> **DATA LISTING**:
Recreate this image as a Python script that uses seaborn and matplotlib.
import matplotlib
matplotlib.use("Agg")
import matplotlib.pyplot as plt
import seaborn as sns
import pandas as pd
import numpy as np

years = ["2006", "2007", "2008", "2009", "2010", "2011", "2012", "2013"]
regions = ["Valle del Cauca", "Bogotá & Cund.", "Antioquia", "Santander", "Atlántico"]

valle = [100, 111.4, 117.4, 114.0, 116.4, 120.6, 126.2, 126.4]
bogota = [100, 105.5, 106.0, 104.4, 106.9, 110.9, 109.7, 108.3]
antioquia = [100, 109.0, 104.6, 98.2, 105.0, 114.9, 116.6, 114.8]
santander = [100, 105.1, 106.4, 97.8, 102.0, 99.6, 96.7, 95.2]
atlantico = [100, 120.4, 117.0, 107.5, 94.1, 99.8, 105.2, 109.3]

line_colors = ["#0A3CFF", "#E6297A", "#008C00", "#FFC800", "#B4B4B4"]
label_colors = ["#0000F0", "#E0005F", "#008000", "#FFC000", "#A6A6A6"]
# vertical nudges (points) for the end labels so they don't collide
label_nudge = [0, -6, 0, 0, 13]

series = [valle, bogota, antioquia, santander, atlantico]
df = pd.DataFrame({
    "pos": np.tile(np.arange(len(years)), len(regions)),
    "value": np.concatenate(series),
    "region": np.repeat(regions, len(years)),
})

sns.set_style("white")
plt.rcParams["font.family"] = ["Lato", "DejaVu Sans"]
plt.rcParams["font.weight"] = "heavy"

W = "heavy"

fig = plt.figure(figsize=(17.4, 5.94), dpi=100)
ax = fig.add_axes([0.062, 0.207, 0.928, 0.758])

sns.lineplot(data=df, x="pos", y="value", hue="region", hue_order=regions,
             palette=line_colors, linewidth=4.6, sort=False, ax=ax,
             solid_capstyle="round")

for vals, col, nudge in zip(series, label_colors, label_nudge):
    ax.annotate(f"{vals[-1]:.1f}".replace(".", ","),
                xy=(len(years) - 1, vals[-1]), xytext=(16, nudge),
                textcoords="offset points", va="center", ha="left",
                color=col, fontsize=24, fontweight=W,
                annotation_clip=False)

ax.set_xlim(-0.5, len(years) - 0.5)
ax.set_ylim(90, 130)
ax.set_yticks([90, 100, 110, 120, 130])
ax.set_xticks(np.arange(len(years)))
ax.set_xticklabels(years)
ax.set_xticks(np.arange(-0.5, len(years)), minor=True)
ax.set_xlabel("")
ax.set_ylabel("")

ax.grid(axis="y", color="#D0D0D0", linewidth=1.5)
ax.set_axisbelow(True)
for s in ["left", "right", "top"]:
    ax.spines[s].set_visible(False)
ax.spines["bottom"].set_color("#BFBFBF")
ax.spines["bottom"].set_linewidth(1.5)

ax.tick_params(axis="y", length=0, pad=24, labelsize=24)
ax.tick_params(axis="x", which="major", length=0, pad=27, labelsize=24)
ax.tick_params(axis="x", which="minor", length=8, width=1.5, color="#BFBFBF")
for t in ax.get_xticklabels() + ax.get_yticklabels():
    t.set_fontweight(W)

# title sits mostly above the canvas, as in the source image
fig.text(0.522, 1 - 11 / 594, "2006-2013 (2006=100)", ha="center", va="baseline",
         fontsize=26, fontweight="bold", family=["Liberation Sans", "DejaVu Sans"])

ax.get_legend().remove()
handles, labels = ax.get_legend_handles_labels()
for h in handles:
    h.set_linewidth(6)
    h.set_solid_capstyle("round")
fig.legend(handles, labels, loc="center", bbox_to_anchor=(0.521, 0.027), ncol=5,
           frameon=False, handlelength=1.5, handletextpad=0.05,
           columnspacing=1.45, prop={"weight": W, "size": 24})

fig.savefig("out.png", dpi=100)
==
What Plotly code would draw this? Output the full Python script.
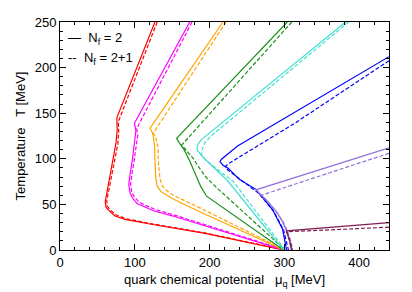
==
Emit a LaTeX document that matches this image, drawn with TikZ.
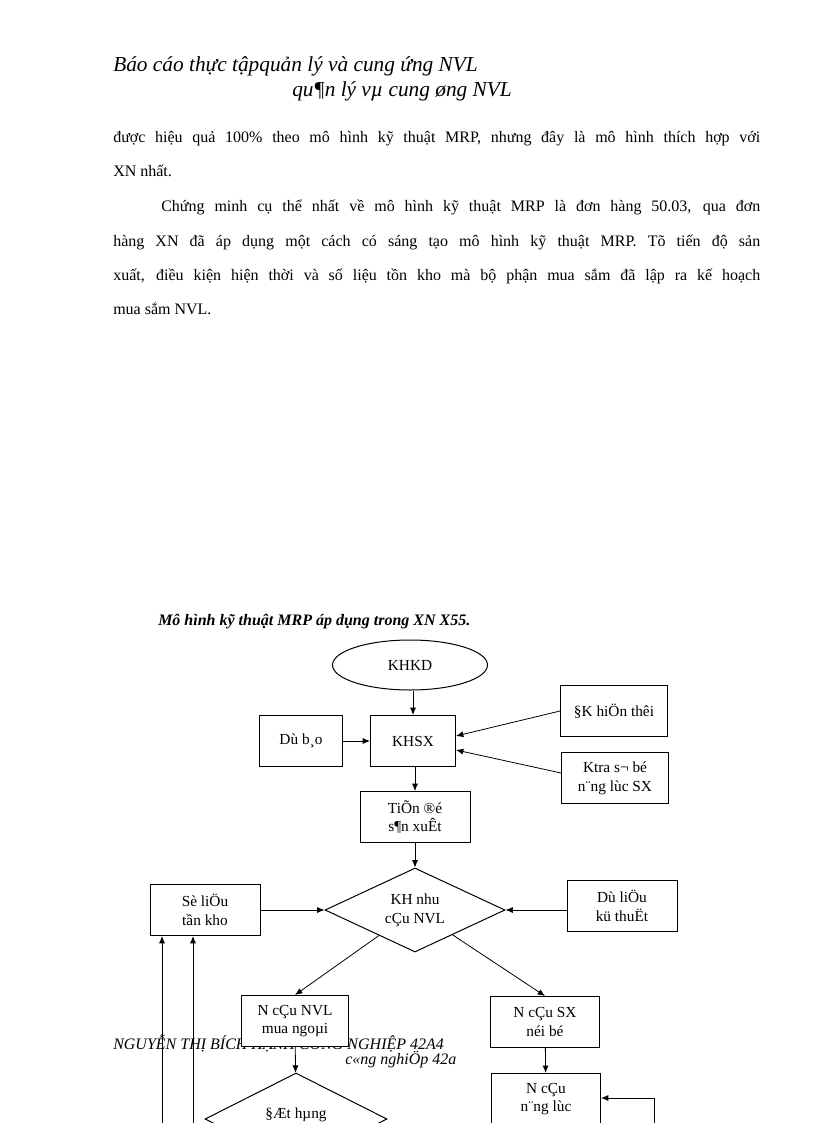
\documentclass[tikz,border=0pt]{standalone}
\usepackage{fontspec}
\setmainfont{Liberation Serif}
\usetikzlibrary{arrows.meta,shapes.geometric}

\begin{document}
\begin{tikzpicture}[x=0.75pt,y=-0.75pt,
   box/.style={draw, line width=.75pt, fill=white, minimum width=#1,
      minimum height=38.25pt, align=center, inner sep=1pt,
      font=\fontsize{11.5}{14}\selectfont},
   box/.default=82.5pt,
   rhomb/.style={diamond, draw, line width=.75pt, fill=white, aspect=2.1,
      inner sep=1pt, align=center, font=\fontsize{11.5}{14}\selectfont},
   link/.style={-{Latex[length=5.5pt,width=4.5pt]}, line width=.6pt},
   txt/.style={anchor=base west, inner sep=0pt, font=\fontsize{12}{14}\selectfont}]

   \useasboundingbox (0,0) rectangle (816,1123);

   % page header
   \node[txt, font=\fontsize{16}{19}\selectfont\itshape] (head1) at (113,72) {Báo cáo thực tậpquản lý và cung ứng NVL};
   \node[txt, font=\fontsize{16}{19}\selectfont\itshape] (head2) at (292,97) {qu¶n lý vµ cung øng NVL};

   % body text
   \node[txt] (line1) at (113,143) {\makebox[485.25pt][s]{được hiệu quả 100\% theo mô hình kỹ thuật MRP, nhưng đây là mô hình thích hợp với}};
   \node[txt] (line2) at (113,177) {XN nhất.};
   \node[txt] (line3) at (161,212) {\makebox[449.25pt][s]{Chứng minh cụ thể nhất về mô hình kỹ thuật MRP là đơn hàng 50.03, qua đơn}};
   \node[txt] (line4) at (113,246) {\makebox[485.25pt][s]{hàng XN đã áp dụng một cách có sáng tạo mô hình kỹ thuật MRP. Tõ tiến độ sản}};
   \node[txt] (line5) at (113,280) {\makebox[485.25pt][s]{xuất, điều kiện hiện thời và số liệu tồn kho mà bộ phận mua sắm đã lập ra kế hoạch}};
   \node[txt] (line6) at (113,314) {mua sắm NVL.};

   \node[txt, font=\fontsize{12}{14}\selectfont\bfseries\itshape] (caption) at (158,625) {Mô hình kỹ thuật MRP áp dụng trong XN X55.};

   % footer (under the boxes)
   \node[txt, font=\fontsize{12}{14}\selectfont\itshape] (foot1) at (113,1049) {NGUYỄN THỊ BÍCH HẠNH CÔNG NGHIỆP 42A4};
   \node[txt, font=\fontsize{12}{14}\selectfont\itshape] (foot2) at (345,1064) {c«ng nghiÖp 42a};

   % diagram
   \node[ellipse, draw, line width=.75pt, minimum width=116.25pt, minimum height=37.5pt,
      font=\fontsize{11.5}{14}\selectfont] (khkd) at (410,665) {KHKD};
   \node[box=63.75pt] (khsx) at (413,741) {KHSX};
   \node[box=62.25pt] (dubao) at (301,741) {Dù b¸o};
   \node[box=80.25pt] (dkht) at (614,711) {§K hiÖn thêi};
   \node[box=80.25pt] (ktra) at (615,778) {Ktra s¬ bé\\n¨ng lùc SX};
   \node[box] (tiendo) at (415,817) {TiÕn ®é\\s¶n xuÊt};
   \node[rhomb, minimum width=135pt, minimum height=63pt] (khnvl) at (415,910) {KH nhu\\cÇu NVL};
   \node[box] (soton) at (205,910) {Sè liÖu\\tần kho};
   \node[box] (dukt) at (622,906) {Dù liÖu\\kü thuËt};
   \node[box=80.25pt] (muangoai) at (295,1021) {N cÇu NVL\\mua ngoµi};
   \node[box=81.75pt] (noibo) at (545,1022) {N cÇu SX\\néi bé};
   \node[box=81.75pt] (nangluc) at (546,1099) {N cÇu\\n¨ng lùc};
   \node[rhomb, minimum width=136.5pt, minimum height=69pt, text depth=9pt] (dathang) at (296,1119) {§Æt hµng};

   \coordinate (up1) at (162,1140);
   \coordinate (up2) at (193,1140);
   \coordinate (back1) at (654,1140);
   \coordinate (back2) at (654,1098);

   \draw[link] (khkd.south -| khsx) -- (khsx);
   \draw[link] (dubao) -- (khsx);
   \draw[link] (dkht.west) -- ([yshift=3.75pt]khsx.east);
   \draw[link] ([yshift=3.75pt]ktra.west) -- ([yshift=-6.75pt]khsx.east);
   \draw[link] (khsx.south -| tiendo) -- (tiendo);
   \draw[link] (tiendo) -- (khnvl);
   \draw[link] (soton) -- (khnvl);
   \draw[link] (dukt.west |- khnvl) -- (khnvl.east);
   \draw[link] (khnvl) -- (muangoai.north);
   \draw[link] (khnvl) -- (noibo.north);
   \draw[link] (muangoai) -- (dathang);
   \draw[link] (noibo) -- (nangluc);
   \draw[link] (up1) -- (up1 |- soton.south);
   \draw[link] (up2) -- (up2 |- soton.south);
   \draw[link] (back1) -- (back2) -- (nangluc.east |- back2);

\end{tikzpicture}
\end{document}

> **REQUEST**:
Give again, word for word, the lines starting at the line that has "Recreate this image" and ending at the line that has "import numpy as np", with both of those lines included and nothing else.

> **ANSWER TO THE PROBLEM**:
Recreate this image as a Python script that uses seaborn and matplotlib.
import matplotlib
matplotlib.use("Agg")
import matplotlib.pyplot as plt
import seaborn as sns
import pandas as pd
import numpy as np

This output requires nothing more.